**Problem to solve:**
Your task is to reproduce, verbatim and without pictures, the lines from the opening of the listing through the line containing "import seaborn as sns".

**Data section:**
*-*-*

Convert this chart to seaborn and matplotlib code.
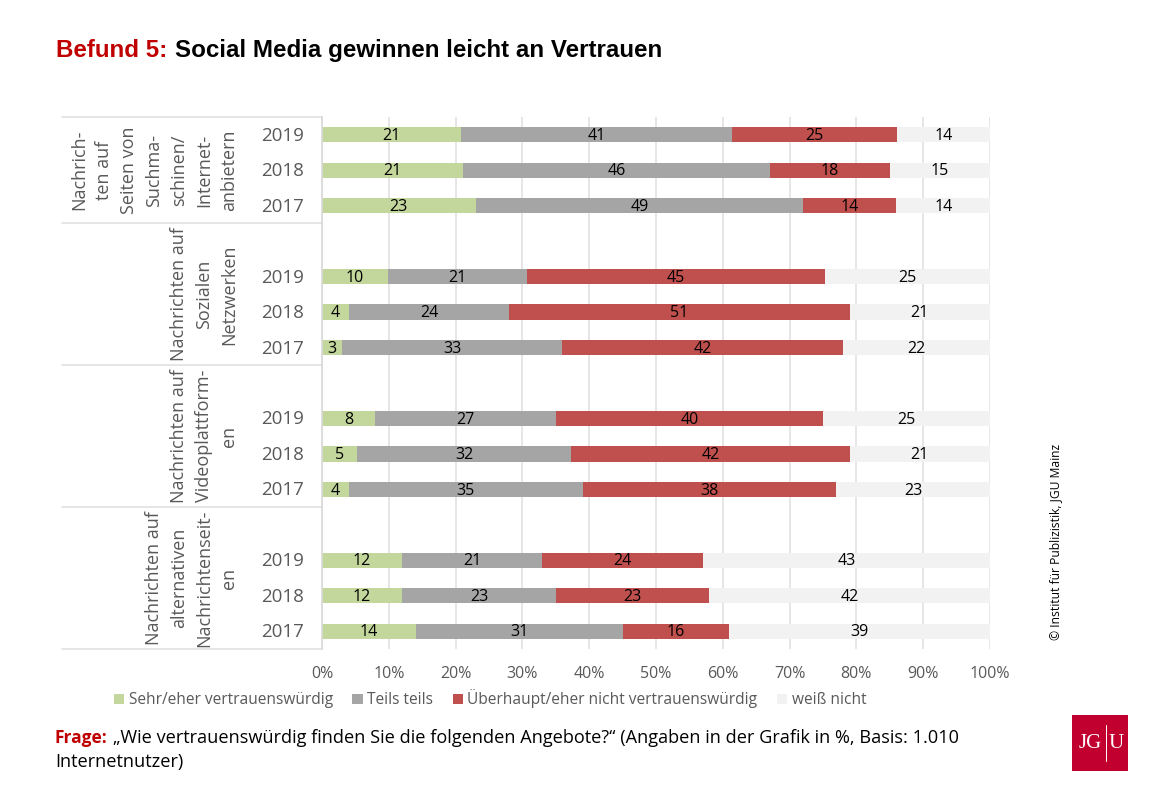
import matplotlib
matplotlib.use("Agg")
import matplotlib.pyplot as plt
import matplotlib.patches as mpatches
from matplotlib.transforms import blended_transform_factory, ScaledTranslation
import pandas as pd
import seaborn as sns

W, H = 1157, 802
FONT = "Open Sans"
TITLE_FONT = "Liberation Sans"

groups = [
    "Nachrich-\nten auf\nSeiten von\nSuchma-\nschinen/\nInternet-\nanbietern",
    "Nachrichten auf\nSozialen\nNetzwerken",
    "Nachrichten auf\nVideoplattform-\nen",
    "Nachrichten auf\nalternativen\nNachrichtenseit-\nen",
]
years = ["2019", "2018", "2017"]
series = ["Sehr/eher vertrauenswürdig", "Teils teils",
          "Überhaupt/eher nicht vertrauenswürdig", "weiß nicht"]
colors = ["#c3d69b", "#a5a5a5", "#c0504d", "#f2f2f2"]

sehr = [20.8, 21.1, 23.0, 9.9, 4.0, 3.0, 8.0, 5.2, 4.0, 12.0, 12.0, 14.0]
teils = [40.6, 46.0, 49.0, 20.8, 24.0, 33.0, 27.0, 32.1, 35.0, 21.0, 23.0, 31.0]
nicht = [24.7, 17.9, 14.0, 44.6, 51.0, 42.0, 40.0, 41.7, 38.0, 24.0, 23.0, 16.0]
weiss = [13.9, 15.0, 14.0, 24.7, 21.0, 22.0, 25.0, 21.0, 23.0, 43.0, 42.0, 39.0]
values = [sehr, teils, nicht, weiss]

# 15 rows: group 1 has 3 rows, other groups one blank row + 3 rows
order, ticklabels, row_ids = [], [], []
for g in range(4):
    if g > 0:
        order.append(f"blank{g}")
        ticklabels.append("")
    for y in years:
        rid = f"{g}-{y}"
        order.append(rid)
        row_ids.append(rid)
        ticklabels.append(y)

sns.set_theme(style="white")
plt.rcParams["font.family"] = [FONT, "DejaVu Sans"]

fig = plt.figure(figsize=(W / 100, H / 100), dpi=100)
ax = fig.add_axes([322 / W, 1 - 649 / H, (990 - 322) / W, (649 - 117) / H])

left = [0.0] * len(row_ids)
for name, col, vals in zip(series, colors, values):
    df = pd.DataFrame({"row": row_ids, "value": vals, "start": left})
    n_before = len(ax.containers)
    sns.barplot(data=df, y="row", x="value", order=order, color=col, width=0.43,
                left=df["start"].to_numpy(), saturation=1, errorbar=None,
                label=name, ax=ax, zorder=3, linewidth=0)
    cont = ax.containers[n_before]
    texts = ax.bar_label(cont, labels=[f"{v:.0f}" for v in vals], label_type="center",
                         fontsize=11.5, color="black", zorder=5)
    for t in texts:
        t.xyann = (0, -0.8)
    left = [a + b for a, b in zip(left, vals)]

ax.set_xlim(0, 100)
ax.set_ylim(len(order) - 0.5, -0.5)
ax.set_xlabel("")
ax.set_ylabel("")
ax.set_xticks(range(0, 101, 10))
ax.set_xticklabels([f"{t}%" for t in range(0, 101, 10)], fontsize=11.5, color="#595959")
ax.set_yticks(range(len(order)))
ax.set_yticklabels(ticklabels, fontsize=13.5, color="#595959")
ax.tick_params(axis="x", length=0, pad=12.5)
ax.tick_params(axis="y", length=0, pad=13)
up = ScaledTranslation(0, 1 / 100, fig.dpi_scale_trans)
for lab in ax.get_yticklabels():
    lab.set_transform(lab.get_transform() + up)
ax.grid(axis="x", color="#e2e2e2", linewidth=1.2, zorder=0)
ax.set_axisbelow(True)
for s in ["top", "right", "bottom"]:
    ax.spines[s].set_visible(False)
ax.spines["left"].set_color("#d9d9d9")
ax.spines["left"].set_linewidth(1.2)
ax.spines["left"].set_zorder(6)

# group separators and labels
tr = blended_transform_factory(fig.transFigure, ax.transData)
bounds = [-0.5, 2.5, 6.5, 10.5, 14.5]
for b in bounds:
    ax.plot([62 / W, 322 / W], [b, b], transform=tr, color="#dedede", lw=1.1, clip_on=False)
for g, label in enumerate(groups):
    mid = (bounds[g] + bounds[g + 1]) / 2
    ax.text(238 / W, mid, label, transform=tr, rotation=90, ha="right", va="center",
            multialignment="center", fontsize=13, color="#595959", linespacing=1.5)

# legend
h, l = ax.get_legend_handles_labels()
leg = fig.legend(h[:4], l[:4], ncol=4, frameon=False, fontsize=11.2,
                 loc="center left", bbox_to_anchor=(114 / W, 1 - 699 / H),
                 handlelength=0.65, handleheight=0.65, handletextpad=0.3, columnspacing=1.25,
                 labelcolor="#595959", borderpad=0, borderaxespad=0)
if ax.get_legend():
    ax.get_legend().remove()

# title
TS = 17.4
fig.text(56 / W, 1 - 57 / H, "Befund 5:", color="#c00000", fontsize=TS, fontweight="bold",
         family=TITLE_FONT, va="baseline", ha="left")
fig.text(175 / W, 1 - 57 / H, "Social Media gewinnen leicht an Vertrauen", color="black",
         fontsize=TS, fontweight="bold", family=TITLE_FONT, va="baseline", ha="left")

# question
fig.text(55 / W, 1 - 743 / H, "Frage:", color="#c00000", fontsize=12.5, fontweight="bold",
         va="baseline", ha="left")
fig.text(113 / W, 1 - 743 / H,
         "„Wie vertrauenswürdig finden Sie die folgenden Angebote?“ (Angaben in der Grafik in %, Basis: 1.010",
         color="black", fontsize=13.1, va="baseline", ha="left")
fig.text(55 / W, 1 - 767 / H, "Internetnutzer)", color="black", fontsize=13.1, va="baseline", ha="left")

# copyright
fig.text(1056 / W, 1 - 640 / H, "© Institut für Publizistik, JGU Mainz", rotation=90, color="black",
         fontsize=8.7, va="bottom", ha="center")

# logo
fig.add_artist(mpatches.Rectangle((1072 / W, 1 - 771 / H), 56 / W, 56 / H,
                                  transform=fig.transFigure, color="#c1002f", lw=0))
fig.text(1090 / W, 1 - 744 / H, "JG", color="white", family="Liberation Serif", fontsize=15,
         va="center", ha="center")
fig.text(1116 / W, 1 - 744 / H, "U", color="white", family="Liberation Serif", fontsize=15,
         va="center", ha="center")
fig.add_artist(plt.Line2D([1106 / W, 1106 / W], [1 - 725 / H, 1 - 761 / H],
                          transform=fig.transFigure, color="white", lw=0.7))

fig.savefig("out.png", dpi=100, facecolor="white")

*-*-*

**Result below:**
Convert this chart to seaborn and matplotlib code.
import matplotlib
matplotlib.use("Agg")
import matplotlib.pyplot as plt
import matplotlib.patches as mpatches
from matplotlib.transforms import blended_transform_factory, ScaledTranslation
import pandas as pd
import seaborn as sns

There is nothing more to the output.